Esta línea de pensamiento la resume bastante bien Kierkegaard, cuando pone el énfasis en el hecho de que aquello que llamamos “conocimiento objetivo”, ya sea el conocimiento de teoremas matemáticos, de hechos físicos o de acontecimientos históricos, es un conocimiento meramente “accidental”. Los ladrillos que componen el edificio del conocimiento humano son irrelevantes para el único propósito que realmente importa. Ese propósito es transformar lo que Kierkeggaard llama “el individuo existente”. “El conocimiento, escribe Kierkeggaard, que no está envuelto hacia el interior en la reflexión sobre la interioridad refiriéndose a la existencia, es esencialmente considerado un conocimiento accidental, su grado y alcance son, esencialmente considerados, indiferentes”.

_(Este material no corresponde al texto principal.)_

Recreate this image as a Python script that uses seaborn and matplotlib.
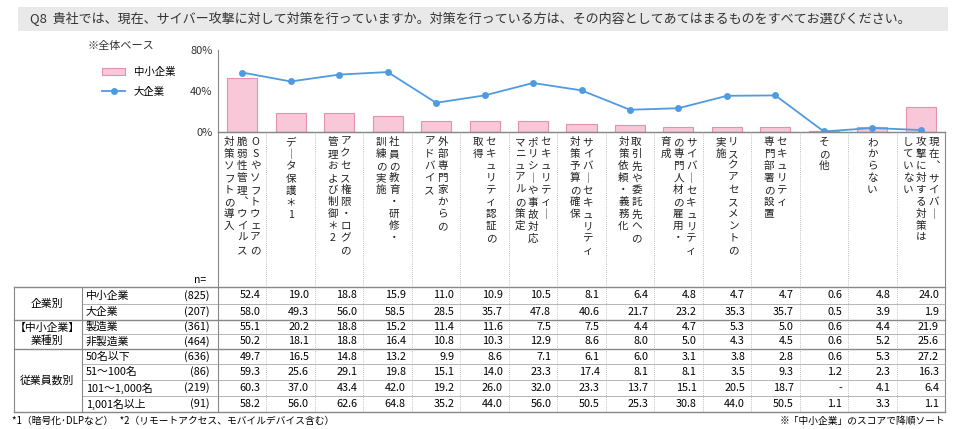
import matplotlib
matplotlib.use("Agg")
import matplotlib.pyplot as plt
from matplotlib.lines import Line2D
from matplotlib.patches import Rectangle
import seaborn as sns
import pandas as pd
import numpy as np

plt.rcParams["font.family"] = "Noto Sans CJK JP"

labels = [
    ["OSやソフトウェアの", "脆弱性管理、ウイルス", "対策ソフトの導入"],
    ["データ保護＊1"],
    ["アクセス権限・ログの", "管理および制御＊2"],
    ["社員の教育・研修・", "訓練の実施"],
    ["外部専門家からの", "アドバイス"],
    ["セキュリティ認証の", "取得"],
    ["セキュリティー", "ポリシーや事故対応", "マニュアルの策定"],
    ["サイバーセキュリティ", "対策予算の確保"],
    ["取引先や委託先への", "対策依頼・義務化"],
    ["サイバーセキュリティ", "の専門人材の雇用・", "育成"],
    ["リスクアセスメントの", "実施"],
    ["セキュリティ", "専門部署の設置"],
    ["その他"],
    ["わからない"],
    ["現在、サイバー", "攻撃に対する対策は", "していない"],
]
sme = [52.4, 19.0, 18.8, 15.9, 11.0, 10.9, 10.5, 8.1, 6.4, 4.8, 4.7, 4.7, 0.6, 4.8, 24.0]
large = [58.0, 49.3, 56.0, 58.5, 28.5, 35.7, 47.8, 40.6, 21.7, 23.2, 35.3, 35.7, 0.5, 3.9, 1.9]

row_groups = ["企業別", "【中小企業】\n業種別", "従業員数別"]
group_rows = [2, 2, 4]
row_names = ["中小企業", "大企業", "製造業", "非製造業", "50名以下", "51～100名", "101～1,000名", "1,001名以上"]
row_n = ["(825)", "(207)", "(361)", "(464)", "(636)", "(86)", "(219)", "(91)"]
table = [
    ["52.4", "19.0", "18.8", "15.9", "11.0", "10.9", "10.5", "8.1", "6.4", "4.8", "4.7", "4.7", "0.6", "4.8", "24.0"],
    ["58.0", "49.3", "56.0", "58.5", "28.5", "35.7", "47.8", "40.6", "21.7", "23.2", "35.3", "35.7", "0.5", "3.9", "1.9"],
    ["55.1", "20.2", "18.8", "15.2", "11.4", "11.6", "7.5", "7.5", "4.4", "4.7", "5.3", "5.0", "0.6", "4.4", "21.9"],
    ["50.2", "18.1", "18.8", "16.4", "10.8", "10.3", "12.9", "8.6", "8.0", "5.0", "4.3", "4.5", "0.6", "5.2", "25.6"],
    ["49.7", "16.5", "14.8", "13.2", "9.9", "8.6", "7.1", "6.1", "6.0", "3.1", "3.8", "2.8", "0.6", "5.3", "27.2"],
    ["59.3", "25.6", "29.1", "19.8", "15.1", "14.0", "23.3", "17.4", "8.1", "8.1", "3.5", "9.3", "1.2", "2.3", "16.3"],
    ["60.3", "37.0", "43.4", "42.0", "19.2", "26.0", "32.0", "23.3", "13.7", "15.1", "20.5", "18.7", "-", "4.1", "6.4"],
    ["58.2", "56.0", "62.6", "64.8", "35.2", "44.0", "56.0", "50.5", "25.3", "30.8", "44.0", "50.5", "1.1", "3.3", "1.1"],
]
yticks = [0, 40, 80]

W, H = 954, 429
fig = plt.figure(figsize=(W / 100, H / 100), dpi=100)

def fx(x): return x / W
def fy(y): return 1 - y / H
def hline(x0, x1, y, **kw): fig.add_artist(Line2D([fx(x0), fx(x1)], [fy(y), fy(y)], **kw))
def vline(x, y0, y1, **kw): fig.add_artist(Line2D([fx(x), fx(x)], [fy(y0), fy(y1)], **kw))

# title band
fig.add_artist(Rectangle((fx(18), fy(31)), fx(930), 24 / H, color="#e9e9e9", lw=0))
fig.text(fx(30), fy(19), "Q8  貴社では、現在、サイバー攻撃に対して対策を行っていますか。対策を行っている方は、その内容としてあてはまるものをすべてお選びください。",
         fontsize=9.4, color="#333333", va="center")
fig.text(fx(88), fy(46), "※全体ベース", fontsize=8, color="#333333", va="center")

X0, X1 = 218, 945
n = len(sme)
cw = (X1 - X0) / n
ax = fig.add_axes([fx(X0), fy(132), fx(X1 - X0), (132 - 50) / H])
df = pd.DataFrame({"cat": [str(i) for i in range(n)], "sme": sme, "large": large})
sns.barplot(data=df, x="cat", y="sme", ax=ax, color="#f8c8d8", edgecolor="#e391b0",
            linewidth=0.8, width=0.62, label="中小企業", saturation=1)
sns.lineplot(x=np.arange(n), y=large, ax=ax, color="#4f9be0", lw=1.3, marker="o",
             markersize=5, markeredgewidth=0, label="大企業")
ax.set_xlim(-0.5, n - 0.5)
ax.set_ylim(0, 80)
ax.set_yticks(yticks)
ax.set_yticklabels([f"{v}%" for v in yticks], fontsize=8, color="#333333")
ax.set_xticks([])
ax.set_xlabel(""); ax.set_ylabel("")
for s in ["top", "right"]:
    ax.spines[s].set_visible(False)
ax.spines["left"].set_color("#888888")
ax.spines["bottom"].set_color("#888888")
ax.tick_params(axis="y", length=0, pad=4)
h, l = ax.get_legend_handles_labels()
order = [l.index("中小企業"), l.index("大企業")]
ax.legend([h[i] for i in order], [l[i] for i in order], loc="upper left",
          bbox_to_anchor=((95 - X0) / (X1 - X0), 0.88),
          frameon=False, fontsize=7.5, handlelength=2.2, borderaxespad=0.3, labelspacing=0.9)

# label area & table
TOP, LB = 132, 287
rows_y = [287, 304, 320, 334, 349, 364, 380, 396, 412]
hline(14, X1, LB, color="#888888", lw=1)
hline(X0, X1, TOP, color="#888888", lw=1)
vline(X1, TOP, 412, color="#888888", lw=0.8)
vline(X0, TOP, LB, color="#888888", lw=0.8)
fig.text(fx(200), fy(280), "n=", fontsize=7.5, va="center", ha="center")
for i in range(n):
    cx = X0 + cw * (i + 0.5)
    if i > 0:
        vline(X0 + cw * i, TOP, 412, color="#aaaaaa", lw=0.6, ls=(0, (1, 1.5)))
    cols = labels[i]
    k = len(cols)
    for j, txt in enumerate(cols):
        xx = cx + ((k - 1) / 2 - j) * 13
        t = txt.replace("ー", "｜").replace("、", "︑")
        fig.text(fx(xx), fy(137), "\n".join(t), fontsize=7.6, ha="center", va="top",
                 linespacing=1.25, color="#222222")
# table rows
r = 0
for g, cnt in zip(row_groups, group_rows):
    y0, y1 = rows_y[r], rows_y[r + cnt]
    fig.text(fx(47), fy((y0 + y1) / 2), g, fontsize=7.8, ha="center", va="center", linespacing=1.3)
    for k in range(cnt):
        ya, yb = rows_y[r + k], rows_y[r + k + 1]
        ym = (ya + yb) / 2
        fig.text(fx(86), fy(ym), row_names[r + k], fontsize=7.8, va="center")
        fig.text(fx(210), fy(ym), row_n[r + k], fontsize=7.8, va="center", ha="right")
        for i in range(n):
            fig.text(fx(X0 + cw * (i + 1) - 6), fy(ym), table[r + k][i], fontsize=7.8,
                     va="center", ha="right")
        if k < cnt - 1:
            hline(82, X1, yb, color="#aaaaaa", lw=0.6)
    r += cnt
    hline(14, X1, y1, color="#888888", lw=1)
vline(14, LB, 412, color="#888888", lw=0.8)
vline(82, LB, 412, color="#888888", lw=0.8)
vline(X0, LB, 412, color="#888888", lw=0.8)

fig.text(fx(12), fy(421), "*1（暗号化･DLPなど）   *2（リモートアクセス、モバイルデバイス含む）", fontsize=7, va="center")
fig.text(fx(945), fy(421), "※「中小企業」のスコアで降順ソート", fontsize=7, va="center", ha="right")

fig.savefig("out.png", dpi=100)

Es claro que no todo lector es capaz de percibir los matices de este tipo de especulaciones, en relación al texto, como ente vivo del filosofar, clásico o moderno, donde el juego y los fragmentos del accidente de los pequeños relatos, fundan otro discurso, entre el texto y la palabra, entre el lenguaje y la metafísica, entre la intuición y el pensamiento.

Estos relatos tratan, por ejemplo, de cómo los griegos recorrieron el camino de Homero a Aristóteles, la crítica literaria del doctor Johnson a Paul de Man, el mundo espiritual alemán de Schiller a Blanchot, el protestantismo de Lutero a Tillich y el feminismo de Harriet Taylor a Catherine Mckinnon. Se trata de relatos que nos cuentan cómo los seres humanos lograron cambiar las descripciones más importantes de sí mismos que habían formulado, desde la antigüedad hasta nuestros días.

Estos relatos son infinitamente rebatibles e infinitamente revisables a la luz de cambios más recientes, aunque Vargas Llosa lo ignore, a la luz de una mala lectura, ajena a los nuevos tiempos del saber.